It’s been long since….8th grade, I think? A long time, let’s leave it at that. I never used to know what the heck to do with all my hair, so it was habitually put into a messy bun at the back of my head. I’ve gotten better with finding different ways to style it, but I love the styles from the ’40s and ’50s.
The problem is that hair was usually worn (much) shorter then. I can pin curl and victory roll ’til I drop, but it never looks quite right, as it’s about 8 inches longer than it should be for those styles.
I could just cut my hair, but that is something We Shall Not Speak Of.
Lately I’ve been looking back to eras when women wore their hair long, which landed me in the Victorian era. And can I just say, oy gevalt. Holy moly. Shut the front door. Sweet fancy Moses. Apparently, this was the time period when going to a hairdresser became popular, and it shows. Some of those styles look like they require 6 people, 2 hours, a Nembutal, and a yak to put it all together.
Eventually I remembered the Gibson Girl. The Gibson Girl, who wore her hair piled on top of her head. Now that I can handle.
Here’s the result of one of my attempts. The good news is that this style is supposed to be messy, so I’ve got that going for me. Which is nice.
Want to have Gibson Girl hair? Read on!
You will need a hair brush and bobby pins. That be all. Your hair also needs to be long enough that it can all reach the top of your head. If it can’t all be piled up on top of your head, it’s too short for this style.
First, brush your hair.
Next, part your hair from one ear across to the other ear.
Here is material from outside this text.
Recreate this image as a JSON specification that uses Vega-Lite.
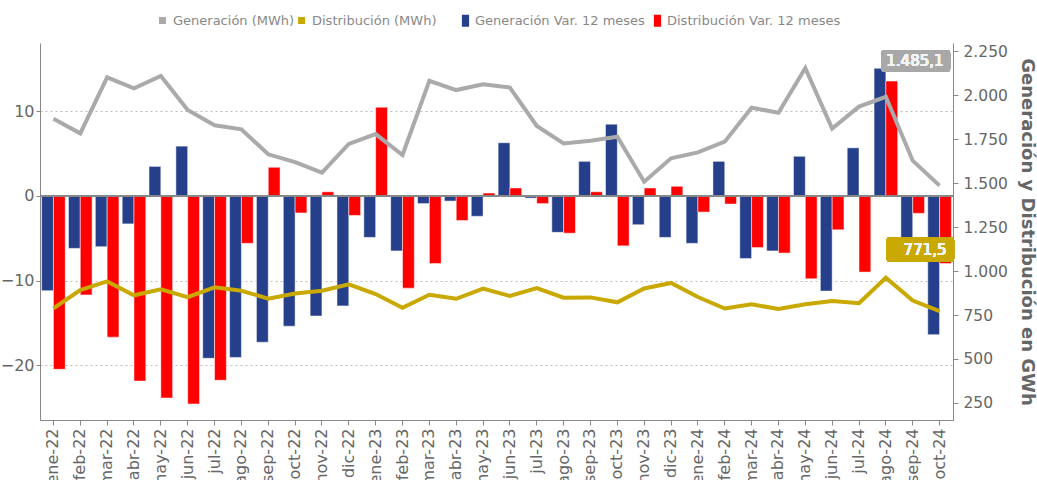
{
  "$schema": "https://vega.github.io/schema/vega-lite/v6.json",
  "width": 913,
  "height": 377,
  "autosize": {"type": "none"},
  "padding": {"left": 40, "top": 43, "right": 84, "bottom": 60},
  "background": "#ffffff",
  "datasets": {
    "lineas": [
      {"mes": "ene-22", "gen": 1865, "dist": 788},
      {"mes": "feb-22", "gen": 1782, "dist": 892},
      {"mes": "mar-22", "gen": 2100, "dist": 941},
      {"mes": "abr-22", "gen": 2038, "dist": 862},
      {"mes": "may-22", "gen": 2108, "dist": 896},
      {"mes": "jun-22", "gen": 1915, "dist": 851},
      {"mes": "jul-22", "gen": 1828, "dist": 907},
      {"mes": "ago-22", "gen": 1805, "dist": 888},
      {"mes": "sep-22", "gen": 1663, "dist": 843},
      {"mes": "oct-22", "gen": 1619, "dist": 872},
      {"mes": "nov-22", "gen": 1559, "dist": 888},
      {"mes": "dic-22", "gen": 1722, "dist": 924},
      {"mes": "ene-23", "gen": 1778, "dist": 869},
      {"mes": "feb-23", "gen": 1659, "dist": 791},
      {"mes": "mar-23", "gen": 2081, "dist": 865},
      {"mes": "abr-23", "gen": 2028, "dist": 842},
      {"mes": "may-23", "gen": 2061, "dist": 900},
      {"mes": "jun-23", "gen": 2042, "dist": 858},
      {"mes": "jul-23", "gen": 1824, "dist": 903},
      {"mes": "ago-23", "gen": 1725, "dist": 848},
      {"mes": "sep-23", "gen": 1740, "dist": 850},
      {"mes": "oct-23", "gen": 1763, "dist": 822},
      {"mes": "nov-23", "gen": 1507, "dist": 901},
      {"mes": "dic-23", "gen": 1640, "dist": 932},
      {"mes": "ene-24", "gen": 1674, "dist": 852},
      {"mes": "feb-24", "gen": 1735, "dist": 787},
      {"mes": "mar-24", "gen": 1928, "dist": 811},
      {"mes": "abr-24", "gen": 1899, "dist": 784},
      {"mes": "may-24", "gen": 2153, "dist": 811},
      {"mes": "jun-24", "gen": 1809, "dist": 830},
      {"mes": "jul-24", "gen": 1934, "dist": 817},
      {"mes": "ago-24", "gen": 1990, "dist": 962},
      {"mes": "sep-24", "gen": 1627, "dist": 832},
      {"mes": "oct-24", "gen": 1485.1, "dist": 771.5}
    ],
    "barras": [
      {"mes": "ene-22", "serie": "Generación Var. 12 meses", "valor": -11.2},
      {"mes": "ene-22", "serie": "Distribución Var. 12 meses", "valor": -20.5},
      {"mes": "feb-22", "serie": "Generación Var. 12 meses", "valor": -6.2},
      {"mes": "feb-22", "serie": "Distribución Var. 12 meses", "valor": -11.7},
      {"mes": "mar-22", "serie": "Generación Var. 12 meses", "valor": -6.0},
      {"mes": "mar-22", "serie": "Distribución Var. 12 meses", "valor": -16.7},
      {"mes": "abr-22", "serie": "Generación Var. 12 meses", "valor": -3.3},
      {"mes": "abr-22", "serie": "Distribución Var. 12 meses", "valor": -21.9},
      {"mes": "may-22", "serie": "Generación Var. 12 meses", "valor": 3.5},
      {"mes": "may-22", "serie": "Distribución Var. 12 meses", "valor": -23.9},
      {"mes": "jun-22", "serie": "Generación Var. 12 meses", "valor": 5.9},
      {"mes": "jun-22", "serie": "Distribución Var. 12 meses", "valor": -24.6},
      {"mes": "jul-22", "serie": "Generación Var. 12 meses", "valor": -19.2},
      {"mes": "jul-22", "serie": "Distribución Var. 12 meses", "valor": -21.8},
      {"mes": "ago-22", "serie": "Generación Var. 12 meses", "valor": -19.1},
      {"mes": "ago-22", "serie": "Distribución Var. 12 meses", "valor": -5.6},
      {"mes": "sep-22", "serie": "Generación Var. 12 meses", "valor": -17.3},
      {"mes": "sep-22", "serie": "Distribución Var. 12 meses", "valor": 3.4},
      {"mes": "oct-22", "serie": "Generación Var. 12 meses", "valor": -15.4},
      {"mes": "oct-22", "serie": "Distribución Var. 12 meses", "valor": -2.0},
      {"mes": "nov-22", "serie": "Generación Var. 12 meses", "valor": -14.2},
      {"mes": "nov-22", "serie": "Distribución Var. 12 meses", "valor": 0.5},
      {"mes": "dic-22", "serie": "Generación Var. 12 meses", "valor": -13.0},
      {"mes": "dic-22", "serie": "Distribución Var. 12 meses", "valor": -2.3},
      {"mes": "ene-23", "serie": "Generación Var. 12 meses", "valor": -4.9},
      {"mes": "ene-23", "serie": "Distribución Var. 12 meses", "valor": 10.5},
      {"mes": "feb-23", "serie": "Generación Var. 12 meses", "valor": -6.5},
      {"mes": "feb-23", "serie": "Distribución Var. 12 meses", "valor": -10.9},
      {"mes": "mar-23", "serie": "Generación Var. 12 meses", "valor": -0.9},
      {"mes": "mar-23", "serie": "Distribución Var. 12 meses", "valor": -8.0},
      {"mes": "abr-23", "serie": "Generación Var. 12 meses", "valor": -0.6},
      {"mes": "abr-23", "serie": "Distribución Var. 12 meses", "valor": -2.9},
      {"mes": "may-23", "serie": "Generación Var. 12 meses", "valor": -2.4},
      {"mes": "may-23", "serie": "Distribución Var. 12 meses", "valor": 0.35},
      {"mes": "jun-23", "serie": "Generación Var. 12 meses", "valor": 6.3},
      {"mes": "jun-23", "serie": "Distribución Var. 12 meses", "valor": 0.95},
      {"mes": "jul-23", "serie": "Generación Var. 12 meses", "valor": -0.25},
      {"mes": "jul-23", "serie": "Distribución Var. 12 meses", "valor": -0.9},
      {"mes": "ago-23", "serie": "Generación Var. 12 meses", "valor": -4.3},
      {"mes": "ago-23", "serie": "Distribución Var. 12 meses", "valor": -4.4},
      {"mes": "sep-23", "serie": "Generación Var. 12 meses", "valor": 4.1},
      {"mes": "sep-23", "serie": "Distribución Var. 12 meses", "valor": 0.5},
      {"mes": "oct-23", "serie": "Generación Var. 12 meses", "valor": 8.5},
      {"mes": "oct-23", "serie": "Distribución Var. 12 meses", "valor": -5.9},
      {"mes": "nov-23", "serie": "Generación Var. 12 meses", "valor": -3.4},
      {"mes": "nov-23", "serie": "Distribución Var. 12 meses", "valor": 0.95},
      {"mes": "dic-23", "serie": "Generación Var. 12 meses", "valor": -4.9},
      {"mes": "dic-23", "serie": "Distribución Var. 12 meses", "valor": 1.15},
      {"mes": "ene-24", "serie": "Generación Var. 12 meses", "valor": -5.6},
      {"mes": "ene-24", "serie": "Distribución Var. 12 meses", "valor": -1.9},
      {"mes": "feb-24", "serie": "Generación Var. 12 meses", "valor": 4.1},
      {"mes": "feb-24", "serie": "Distribución Var. 12 meses", "valor": -0.95},
      {"mes": "mar-24", "serie": "Generación Var. 12 meses", "valor": -7.4},
      {"mes": "mar-24", "serie": "Distribución Var. 12 meses", "valor": -6.1},
      {"mes": "abr-24", "serie": "Generación Var. 12 meses", "valor": -6.5},
      {"mes": "abr-24", "serie": "Distribución Var. 12 meses", "valor": -6.75},
      {"mes": "may-24", "serie": "Generación Var. 12 meses", "valor": 4.7},
      {"mes": "may-24", "serie": "Distribución Var. 12 meses", "valor": -9.8},
      {"mes": "jun-24", "serie": "Generación Var. 12 meses", "valor": -11.25},
      {"mes": "jun-24", "serie": "Distribución Var. 12 meses", "valor": -4.0},
      {"mes": "jul-24", "serie": "Generación Var. 12 meses", "valor": 5.7},
      {"mes": "jul-24", "serie": "Distribución Var. 12 meses", "valor": -9.0},
      {"mes": "ago-24", "serie": "Generación Var. 12 meses", "valor": 15.1},
      {"mes": "ago-24", "serie": "Distribución Var. 12 meses", "valor": 13.6},
      {"mes": "sep-24", "serie": "Generación Var. 12 meses", "valor": -5.5},
      {"mes": "sep-24", "serie": "Distribución Var. 12 meses", "valor": -2.05},
      {"mes": "oct-24", "serie": "Generación Var. 12 meses", "valor": -16.4},
      {"mes": "oct-24", "serie": "Distribución Var. 12 meses", "valor": -8.0}
    ]
  },
  "layer": [
    {
      "data": {"name": "barras"},
      "layer": [
        {
          "mark": {"type": "bar", "stroke": "#ffffff", "strokeWidth": 0.5},
          "encoding": {
            "x": {
              "field": "mes", "type": "nominal",
              "scale": {
                "domain": ["ene-22","feb-22","mar-22","abr-22","may-22","jun-22","jul-22","ago-22","sep-22","oct-22","nov-22","dic-22","ene-23","feb-23","mar-23","abr-23","may-23","jun-23","jul-23","ago-23","sep-23","oct-23","nov-23","dic-23","ene-24","feb-24","mar-24","abr-24","may-24","jun-24","jul-24","ago-24","sep-24","oct-24"],
                "paddingInner": 0.12, "paddingOuter": 0.06
              },
              "axis": {"title": null, "labelAngle": -90, "labelFontSize": 16, "tickSize": 5, "labelPadding": 3}
            },
            "xOffset": {
              "field": "serie", "type": "nominal",
              "scale": {"domain": ["Generación Var. 12 meses", "Distribución Var. 12 meses"], "paddingInner": 0, "paddingOuter": 0}
            },
            "y": {
              "field": "valor", "type": "quantitative",
              "scale": {"domain": [-26.5, 18.1], "nice": false, "zero": false},
              "axis": {
                "orient": "left", "title": null, "values": [-20, -10, 0, 10],
                "grid": true, "gridDash": [2, 3], "gridColor": "#bbbbbb",
                "labelFontSize": 16, "tickSize": 4, "labelPadding": 2
              }
            },
            "fill": {
              "field": "serie", "type": "nominal",
              "scale": {"domain": ["Generación Var. 12 meses", "Distribución Var. 12 meses"], "range": ["#253f8a", "#ff0000"]},
              "legend": {
                "orient": "none", "direction": "horizontal", "title": null,
                "legendX": 419, "legendY": -29,
                "symbolType": "M-0.6,-1H0.6V1H-0.6Z", "symbolSize": 144,
                "labelFontSize": 13, "labelColor": "#888888", "labelOffset": 3, "labelLimit": 400,
                "columnPadding": 6, "symbolStrokeWidth": 0
              }
            }
          }
        },
        {
          "mark": {"type": "rule", "stroke": "#888888", "strokeWidth": 2},
          "encoding": {"y": {"datum": 0}}
        }
      ]
    },
    {
      "data": {"name": "lineas"},
      "layer": [
        {
          "mark": {"type": "line", "strokeWidth": 4},
          "encoding": {
            "x": {"field": "mes", "type": "nominal", "axis": {"title": null, "labelAngle": -90, "labelFontSize": 16, "tickSize": 5, "labelPadding": 3}},
            "y": {
              "field": "gen", "type": "quantitative",
              "scale": {"domain": [153.4, 2295.5], "nice": false, "zero": false},
              "axis": {
                "orient": "right", "title": "Generación y Distribución en GWh",
                "titleFontSize": 18, "titleFontWeight": "bold", "titlePadding": 10,
                "values": [250, 500, 750, 1000, 1250, 1500, 1750, 2000, 2250],
                "labelExpr": "replace(format(datum.value, ','), ',', '.')",
                "labelFontSize": 15.5, "grid": false, "tickSize": 5, "labelPadding": 5
              }
            },
            "stroke": {
              "datum": "Generación (MWh)",
              "scale": {"domain": ["Generación (MWh)", "Distribución (MWh)"], "range": ["#aaaaaa", "#c9a800"]},
              "legend": {
                "orient": "none", "direction": "horizontal", "title": null,
                "legendX": 116, "legendY": -29,
                "symbolType": "square", "symbolSize": 9, "symbolStrokeWidth": 4,
                "labelFontSize": 13, "labelColor": "#888888", "labelOffset": 4, "labelLimit": 400,
                "columnPadding": -7
              }
            }
          }
        },
        {
          "mark": {"type": "line", "strokeWidth": 4},
          "encoding": {
            "x": {"field": "mes", "type": "nominal", "axis": {"title": null, "labelAngle": -90, "labelFontSize": 16, "tickSize": 5, "labelPadding": 3}},
            "y": {
              "field": "dist", "type": "quantitative",
              "axis": {
                "orient": "right", "title": "Generación y Distribución en GWh",
                "titleFontSize": 18, "titleFontWeight": "bold", "titlePadding": 10,
                "values": [250, 500, 750, 1000, 1250, 1500, 1750, 2000, 2250],
                "labelExpr": "replace(format(datum.value, ','), ',', '.')",
                "labelFontSize": 15.5, "grid": false, "tickSize": 5, "labelPadding": 5
              }
            },
            "stroke": {"datum": "Distribución (MWh)"}
          }
        },
        {
          "mark": {
            "type": "point", "filled": true, "opacity": 1, "fill": "#a8a8a8", "strokeWidth": 0, "size": 4624,
            "shape": "M-1.63,-0.318H0.22Q0.31,-0.318 0.31,-0.228V0.228Q0.31,0.318 0.22,0.318H-1.63Q-1.72,0.318 -1.72,0.228V-0.228Q-1.72,-0.318 -1.63,-0.318Z"
          },
          "encoding": {"x": {"datum": "oct-24"}, "y": {"datum": 2193}}
        },
        {
          "mark": {"type": "text", "text": "1.485,1", "fill": "#f4f4f4", "fontSize": 15, "fontWeight": "normal", "align": "right", "baseline": "middle", "dx": 4},
          "encoding": {"x": {"datum": "oct-24"}, "y": {"datum": 2193}}
        },
        {
          "mark": {
            "type": "point", "filled": true, "opacity": 1, "fill": "#c9a800", "strokeWidth": 0, "size": 4624,
            "shape": "M-1.463,-0.359H0.336Q0.426,-0.359 0.426,-0.269V0.269Q0.426,0.359 0.336,0.359H-1.463Q-1.553,0.359 -1.553,0.269V-0.269Q-1.553,-0.359 -1.463,-0.359Z"
          },
          "encoding": {"x": {"datum": "oct-24"}, "y": {"datum": 1122}}
        },
        {
          "mark": {"type": "text", "text": "771,5", "fill": "#f4f4f4", "fontSize": 15, "fontWeight": "normal", "align": "right", "baseline": "middle", "dx": 7},
          "encoding": {"x": {"datum": "oct-24"}, "y": {"datum": 1122}}
        }
      ]
    }
  ],
  "resolve": {"scale": {"y": "independent"}},
  "config": {
    "font": "DejaVu Sans",
    "view": {"stroke": null},
    "axis": {"domainColor": "#888888", "tickColor": "#888888", "labelColor": "#666666", "titleColor": "#666666"}
  }
}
Start coiling the hair loosely. You want to coil the hair right on top of the bobby pins that are already there. The bobby pins used to pin the front section of hair in place will act as an anchor. Again, coil loosely. You’re trying to achieve a loose sort of mass, not a rigid bun.
Pin the coil into place. Crossing your pins over each other in an X shape around the perimeter of the coil is the easiest way to go.